Robert R. Davis (born April 3, 1949) is an American economist and trade association executive. A longtime executive at the American Bankers Association and its predecessor, America's Community Bankers, Davis served for five and a half years as a member of the Commodity Futures Trading Commission.

==Early life and education==
Davis was born in Atlanta in 1949. He studied at Virginia Tech, receiving his B.A. in 1972, an M.A. in 1974, and a Ph.D. in economics in 1977. During the 1975–76 school year, he was a visiting assistant professor of economics at Vanderbilt University.

==Government service==
From 1977 to 1979, Davis was a financial economist at the Federal Deposit Insurance Corporation. He worked at Harris Trust and Savings Bank in Chicago as international economist from 1979 to 1984, at which time he returned to Washington to work as senior economist on the Joint Economic Committee.

President Ronald Reagan announced his intent to nominate Davis for a seat on the CFTC in July 1984. Davis was confirmed by a voice vote in the Senate on September 28, 1984, and took his seat on the Commission on October 3. At the CFTC, Davis worked to update regulations on hedging and risk management, initiated a review of OTC derivatives and swaps, and helped oversee the regulatory response to the 1987 stock market crash.

==Private sector==
After leaving the CFTC in April 1990, Davis joined the New York Mercantile Exchange as senior vice president. In 1993, he joined America's Community Banks—a trade group for thrifts and mutual banks—as executive vice president and director of government relations. At ACB, Davis led the organization's policy engagement on the Gramm–Leach–Bliley Act, the Deposit Insurance Funds Act of 1996, and the 1996 tax bill.

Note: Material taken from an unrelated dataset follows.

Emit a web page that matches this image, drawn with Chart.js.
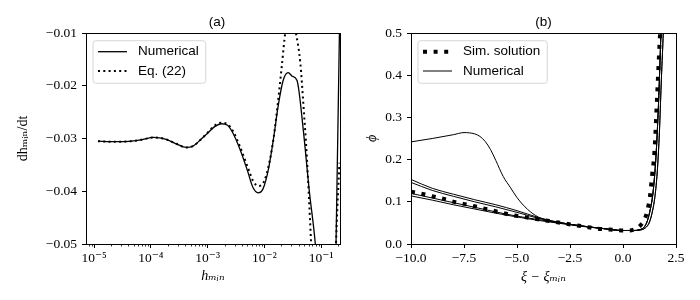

After ACB merged into the American Bankers Association in 2007, Davis remained as executive vice president overseeing housing and mortgage market policy development, GSE policy, minority bank issues, bank fraud and risk management, as well as mutual institutions. Before his retirement in 2020, Davis spearheaded an award-winning ABA initiative based on the MStar risk mapping tool to establish a shared classification for cybersecurity risks and scenarios.